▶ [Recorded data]
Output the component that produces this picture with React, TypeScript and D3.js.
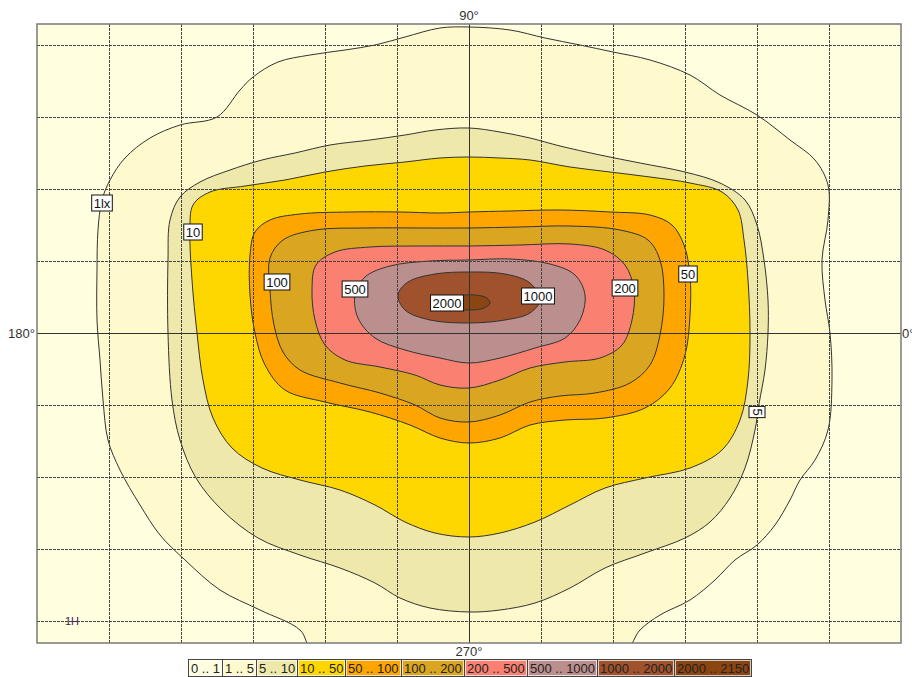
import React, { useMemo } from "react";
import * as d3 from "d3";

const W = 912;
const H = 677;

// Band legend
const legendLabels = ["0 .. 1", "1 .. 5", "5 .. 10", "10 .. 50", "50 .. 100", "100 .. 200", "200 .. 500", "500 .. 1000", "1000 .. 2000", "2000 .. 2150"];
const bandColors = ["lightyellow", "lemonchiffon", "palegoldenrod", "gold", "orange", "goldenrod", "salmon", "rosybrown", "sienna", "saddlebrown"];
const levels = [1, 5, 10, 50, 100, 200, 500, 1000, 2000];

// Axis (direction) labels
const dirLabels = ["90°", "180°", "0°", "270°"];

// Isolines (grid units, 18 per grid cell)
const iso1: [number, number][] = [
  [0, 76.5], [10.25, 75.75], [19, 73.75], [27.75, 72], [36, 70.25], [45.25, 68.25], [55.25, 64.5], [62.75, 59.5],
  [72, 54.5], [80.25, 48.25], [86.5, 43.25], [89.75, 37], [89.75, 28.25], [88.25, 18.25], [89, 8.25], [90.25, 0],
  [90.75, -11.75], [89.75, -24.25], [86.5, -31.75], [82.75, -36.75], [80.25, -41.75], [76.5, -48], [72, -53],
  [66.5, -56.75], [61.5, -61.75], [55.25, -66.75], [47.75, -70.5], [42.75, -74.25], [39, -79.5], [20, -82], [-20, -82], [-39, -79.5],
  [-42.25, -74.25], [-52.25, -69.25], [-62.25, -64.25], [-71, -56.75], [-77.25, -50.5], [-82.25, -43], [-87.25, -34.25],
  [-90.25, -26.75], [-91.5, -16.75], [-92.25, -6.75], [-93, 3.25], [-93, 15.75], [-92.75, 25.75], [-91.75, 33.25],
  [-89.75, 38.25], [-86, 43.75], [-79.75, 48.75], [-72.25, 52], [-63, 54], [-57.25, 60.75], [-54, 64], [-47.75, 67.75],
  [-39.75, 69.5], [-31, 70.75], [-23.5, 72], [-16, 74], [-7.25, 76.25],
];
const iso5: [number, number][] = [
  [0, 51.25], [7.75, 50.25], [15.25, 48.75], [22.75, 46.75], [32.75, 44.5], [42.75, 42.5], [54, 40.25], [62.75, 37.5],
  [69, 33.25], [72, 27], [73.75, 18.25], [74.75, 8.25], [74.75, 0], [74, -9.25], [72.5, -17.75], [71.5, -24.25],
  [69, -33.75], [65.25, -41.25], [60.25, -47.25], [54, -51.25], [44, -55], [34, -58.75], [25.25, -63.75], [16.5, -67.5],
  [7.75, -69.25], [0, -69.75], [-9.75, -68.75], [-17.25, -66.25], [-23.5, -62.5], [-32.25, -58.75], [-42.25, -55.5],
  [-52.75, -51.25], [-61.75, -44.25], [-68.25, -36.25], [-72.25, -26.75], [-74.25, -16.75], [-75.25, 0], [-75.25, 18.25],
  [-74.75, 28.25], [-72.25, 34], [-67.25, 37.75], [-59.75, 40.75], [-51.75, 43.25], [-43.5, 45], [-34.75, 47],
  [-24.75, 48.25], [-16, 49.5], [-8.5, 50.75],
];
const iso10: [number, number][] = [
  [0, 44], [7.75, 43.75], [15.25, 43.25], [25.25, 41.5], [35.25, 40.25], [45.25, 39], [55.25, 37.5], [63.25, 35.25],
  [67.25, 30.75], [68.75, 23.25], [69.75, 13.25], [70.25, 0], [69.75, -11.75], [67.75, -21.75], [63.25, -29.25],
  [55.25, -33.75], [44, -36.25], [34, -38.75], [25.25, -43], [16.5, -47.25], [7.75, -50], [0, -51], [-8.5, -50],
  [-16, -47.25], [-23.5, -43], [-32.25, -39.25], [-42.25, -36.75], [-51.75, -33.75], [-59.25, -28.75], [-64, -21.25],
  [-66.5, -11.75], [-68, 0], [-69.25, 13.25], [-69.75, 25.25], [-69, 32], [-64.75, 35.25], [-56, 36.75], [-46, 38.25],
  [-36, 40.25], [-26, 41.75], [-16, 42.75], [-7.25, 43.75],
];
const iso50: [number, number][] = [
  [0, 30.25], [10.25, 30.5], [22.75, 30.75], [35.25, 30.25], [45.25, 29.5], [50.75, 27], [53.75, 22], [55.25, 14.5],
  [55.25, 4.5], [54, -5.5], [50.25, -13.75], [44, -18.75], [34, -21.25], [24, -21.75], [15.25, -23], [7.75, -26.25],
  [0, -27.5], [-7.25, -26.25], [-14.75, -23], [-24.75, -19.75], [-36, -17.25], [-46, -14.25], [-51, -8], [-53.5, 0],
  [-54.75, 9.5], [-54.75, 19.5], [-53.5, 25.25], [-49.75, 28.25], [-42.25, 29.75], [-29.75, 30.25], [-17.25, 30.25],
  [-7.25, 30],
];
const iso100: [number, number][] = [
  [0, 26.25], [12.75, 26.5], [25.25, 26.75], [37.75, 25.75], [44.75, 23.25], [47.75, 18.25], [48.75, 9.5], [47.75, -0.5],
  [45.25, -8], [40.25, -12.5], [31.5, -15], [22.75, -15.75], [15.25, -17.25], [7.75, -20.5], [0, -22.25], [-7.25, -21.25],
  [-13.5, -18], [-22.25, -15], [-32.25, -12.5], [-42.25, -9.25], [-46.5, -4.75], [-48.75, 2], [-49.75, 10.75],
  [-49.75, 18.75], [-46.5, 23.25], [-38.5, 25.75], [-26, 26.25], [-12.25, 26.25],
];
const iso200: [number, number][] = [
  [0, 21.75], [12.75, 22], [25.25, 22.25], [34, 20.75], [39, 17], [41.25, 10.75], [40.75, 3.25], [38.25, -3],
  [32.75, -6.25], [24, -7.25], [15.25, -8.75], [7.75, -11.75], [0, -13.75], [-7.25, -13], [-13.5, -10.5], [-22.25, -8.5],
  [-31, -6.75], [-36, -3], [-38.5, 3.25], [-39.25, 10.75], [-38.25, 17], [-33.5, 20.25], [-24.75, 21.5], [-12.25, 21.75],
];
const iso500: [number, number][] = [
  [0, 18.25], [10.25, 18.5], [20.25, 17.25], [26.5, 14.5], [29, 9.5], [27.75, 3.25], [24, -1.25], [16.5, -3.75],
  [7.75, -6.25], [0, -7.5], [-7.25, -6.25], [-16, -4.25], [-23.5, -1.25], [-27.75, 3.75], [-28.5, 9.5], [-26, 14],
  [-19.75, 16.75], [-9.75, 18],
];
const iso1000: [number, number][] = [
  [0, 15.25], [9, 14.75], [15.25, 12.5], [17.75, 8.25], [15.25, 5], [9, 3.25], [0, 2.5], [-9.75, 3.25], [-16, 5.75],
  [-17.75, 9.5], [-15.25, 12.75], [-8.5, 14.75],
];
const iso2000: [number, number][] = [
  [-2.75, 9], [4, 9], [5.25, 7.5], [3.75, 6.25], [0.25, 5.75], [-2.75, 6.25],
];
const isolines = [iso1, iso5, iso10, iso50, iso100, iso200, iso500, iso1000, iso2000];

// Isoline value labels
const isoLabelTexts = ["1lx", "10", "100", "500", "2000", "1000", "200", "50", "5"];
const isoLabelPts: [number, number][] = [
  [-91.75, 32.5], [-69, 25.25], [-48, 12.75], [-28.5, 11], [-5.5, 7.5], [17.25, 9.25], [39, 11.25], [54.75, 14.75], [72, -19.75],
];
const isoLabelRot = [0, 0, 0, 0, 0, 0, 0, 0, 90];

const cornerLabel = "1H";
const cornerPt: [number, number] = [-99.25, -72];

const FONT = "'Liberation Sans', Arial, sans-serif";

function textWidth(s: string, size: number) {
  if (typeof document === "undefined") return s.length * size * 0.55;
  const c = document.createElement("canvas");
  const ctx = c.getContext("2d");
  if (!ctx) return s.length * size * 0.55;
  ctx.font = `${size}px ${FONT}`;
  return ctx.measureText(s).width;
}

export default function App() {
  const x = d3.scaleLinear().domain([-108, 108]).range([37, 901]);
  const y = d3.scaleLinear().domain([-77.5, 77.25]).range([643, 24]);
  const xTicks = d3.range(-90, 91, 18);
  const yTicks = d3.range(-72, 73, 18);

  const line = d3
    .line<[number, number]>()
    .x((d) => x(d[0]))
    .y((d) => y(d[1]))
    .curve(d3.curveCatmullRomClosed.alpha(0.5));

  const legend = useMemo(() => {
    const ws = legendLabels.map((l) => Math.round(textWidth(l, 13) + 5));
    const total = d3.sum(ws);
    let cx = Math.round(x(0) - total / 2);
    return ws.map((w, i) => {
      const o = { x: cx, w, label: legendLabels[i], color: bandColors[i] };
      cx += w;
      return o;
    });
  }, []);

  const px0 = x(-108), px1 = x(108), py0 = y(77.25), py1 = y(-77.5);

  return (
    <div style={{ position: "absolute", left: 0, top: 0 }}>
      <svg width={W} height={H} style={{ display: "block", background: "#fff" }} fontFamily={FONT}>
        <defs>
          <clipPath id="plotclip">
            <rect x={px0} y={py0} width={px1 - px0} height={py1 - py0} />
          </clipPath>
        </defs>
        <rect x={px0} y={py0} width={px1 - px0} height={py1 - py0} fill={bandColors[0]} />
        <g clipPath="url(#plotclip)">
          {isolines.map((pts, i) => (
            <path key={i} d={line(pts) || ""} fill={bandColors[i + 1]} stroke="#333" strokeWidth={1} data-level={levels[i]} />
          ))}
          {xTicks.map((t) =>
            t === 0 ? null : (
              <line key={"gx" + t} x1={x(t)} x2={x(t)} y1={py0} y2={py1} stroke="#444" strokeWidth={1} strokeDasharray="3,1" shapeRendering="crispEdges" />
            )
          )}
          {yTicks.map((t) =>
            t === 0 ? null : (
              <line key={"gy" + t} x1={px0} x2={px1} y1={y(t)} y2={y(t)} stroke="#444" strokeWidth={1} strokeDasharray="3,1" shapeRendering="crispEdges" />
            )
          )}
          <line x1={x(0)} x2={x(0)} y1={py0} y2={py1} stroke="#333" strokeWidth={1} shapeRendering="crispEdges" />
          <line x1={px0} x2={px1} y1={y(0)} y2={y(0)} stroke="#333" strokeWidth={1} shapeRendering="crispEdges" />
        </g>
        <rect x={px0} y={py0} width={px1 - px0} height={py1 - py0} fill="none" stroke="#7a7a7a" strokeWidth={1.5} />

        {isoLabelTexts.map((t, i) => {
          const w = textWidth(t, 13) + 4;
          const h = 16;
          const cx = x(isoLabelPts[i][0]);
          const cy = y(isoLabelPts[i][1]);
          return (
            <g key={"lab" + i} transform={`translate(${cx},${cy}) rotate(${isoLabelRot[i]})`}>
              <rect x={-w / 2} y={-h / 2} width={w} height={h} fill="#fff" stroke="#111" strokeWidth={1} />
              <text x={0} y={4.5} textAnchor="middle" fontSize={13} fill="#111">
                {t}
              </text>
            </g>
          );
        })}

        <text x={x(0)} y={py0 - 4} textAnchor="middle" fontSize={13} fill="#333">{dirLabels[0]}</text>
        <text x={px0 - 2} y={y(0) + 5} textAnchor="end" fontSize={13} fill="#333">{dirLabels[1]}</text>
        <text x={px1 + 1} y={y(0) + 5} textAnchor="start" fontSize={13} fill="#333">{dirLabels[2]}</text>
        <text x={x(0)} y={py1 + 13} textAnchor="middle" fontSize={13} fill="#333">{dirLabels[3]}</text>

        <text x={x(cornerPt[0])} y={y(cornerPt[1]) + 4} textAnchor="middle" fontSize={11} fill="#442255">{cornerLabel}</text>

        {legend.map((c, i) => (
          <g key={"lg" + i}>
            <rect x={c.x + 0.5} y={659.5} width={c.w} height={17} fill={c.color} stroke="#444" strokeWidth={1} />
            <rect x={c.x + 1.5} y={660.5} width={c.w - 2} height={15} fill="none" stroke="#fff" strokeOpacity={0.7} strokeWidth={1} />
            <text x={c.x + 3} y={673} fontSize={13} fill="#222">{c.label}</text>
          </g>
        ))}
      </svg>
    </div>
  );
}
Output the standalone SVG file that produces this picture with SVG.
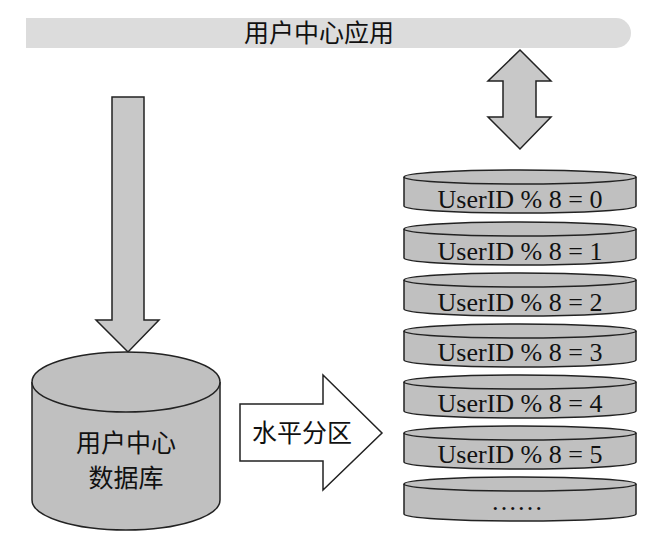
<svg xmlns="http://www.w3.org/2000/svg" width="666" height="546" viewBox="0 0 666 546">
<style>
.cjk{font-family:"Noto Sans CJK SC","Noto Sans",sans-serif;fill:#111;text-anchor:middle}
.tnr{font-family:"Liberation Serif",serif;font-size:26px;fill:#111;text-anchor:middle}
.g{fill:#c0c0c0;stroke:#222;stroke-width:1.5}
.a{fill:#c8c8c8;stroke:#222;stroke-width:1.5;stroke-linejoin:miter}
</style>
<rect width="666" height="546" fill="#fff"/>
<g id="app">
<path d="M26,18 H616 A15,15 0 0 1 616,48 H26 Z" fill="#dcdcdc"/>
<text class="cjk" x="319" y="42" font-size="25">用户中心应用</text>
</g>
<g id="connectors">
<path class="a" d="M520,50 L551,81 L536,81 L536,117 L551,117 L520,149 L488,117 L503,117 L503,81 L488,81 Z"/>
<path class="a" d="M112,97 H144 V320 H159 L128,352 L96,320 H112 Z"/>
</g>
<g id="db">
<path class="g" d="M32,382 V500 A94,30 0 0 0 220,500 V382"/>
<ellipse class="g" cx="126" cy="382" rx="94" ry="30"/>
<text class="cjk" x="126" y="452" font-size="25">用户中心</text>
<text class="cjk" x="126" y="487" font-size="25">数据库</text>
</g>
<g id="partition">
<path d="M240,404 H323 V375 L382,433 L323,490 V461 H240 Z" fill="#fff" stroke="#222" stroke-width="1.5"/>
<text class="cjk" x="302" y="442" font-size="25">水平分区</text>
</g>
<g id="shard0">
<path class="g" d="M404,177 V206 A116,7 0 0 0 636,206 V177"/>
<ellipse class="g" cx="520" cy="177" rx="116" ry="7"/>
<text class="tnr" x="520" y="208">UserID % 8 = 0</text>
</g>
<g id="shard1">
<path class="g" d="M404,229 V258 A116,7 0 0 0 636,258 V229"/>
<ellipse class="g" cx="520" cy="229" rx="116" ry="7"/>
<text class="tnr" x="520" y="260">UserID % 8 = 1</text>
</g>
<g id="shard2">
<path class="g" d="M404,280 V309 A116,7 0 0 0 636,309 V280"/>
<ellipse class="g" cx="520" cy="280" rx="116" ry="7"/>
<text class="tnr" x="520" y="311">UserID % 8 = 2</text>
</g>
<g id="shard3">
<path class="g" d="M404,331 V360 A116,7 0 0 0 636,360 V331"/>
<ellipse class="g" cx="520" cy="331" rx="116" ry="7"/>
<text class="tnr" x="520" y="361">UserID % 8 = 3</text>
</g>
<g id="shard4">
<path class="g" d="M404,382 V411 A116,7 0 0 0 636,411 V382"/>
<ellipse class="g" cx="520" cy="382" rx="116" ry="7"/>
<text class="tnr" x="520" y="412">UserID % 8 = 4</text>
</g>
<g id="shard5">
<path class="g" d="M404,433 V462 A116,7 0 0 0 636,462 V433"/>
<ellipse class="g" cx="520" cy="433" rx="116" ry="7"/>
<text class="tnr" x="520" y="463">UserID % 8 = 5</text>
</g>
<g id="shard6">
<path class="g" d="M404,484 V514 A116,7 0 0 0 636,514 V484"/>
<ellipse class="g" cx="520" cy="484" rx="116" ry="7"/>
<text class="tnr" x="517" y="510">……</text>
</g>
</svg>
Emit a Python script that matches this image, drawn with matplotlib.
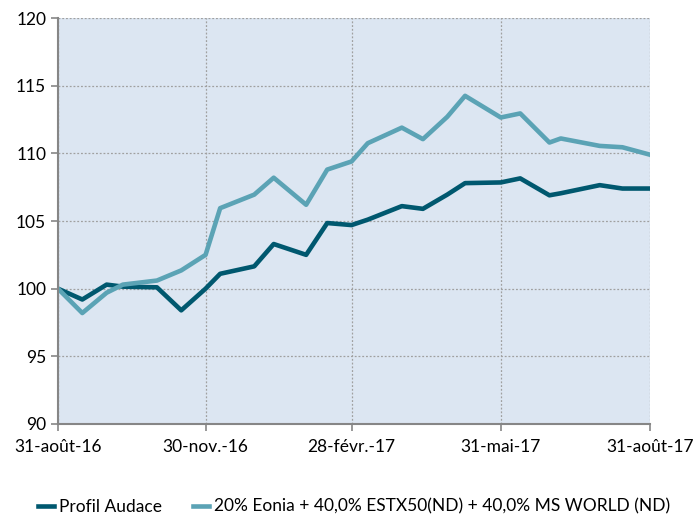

▶ [WHAT YOU ARE ASKED TO DO] Find the word "picture" in the data and copy out each line where it turns up.

▶ [EXERCISE RESULT]
Output the component that produces this picture with React, TypeScript and D3.js.
Output the standalone SVG file that produces this picture with SVG.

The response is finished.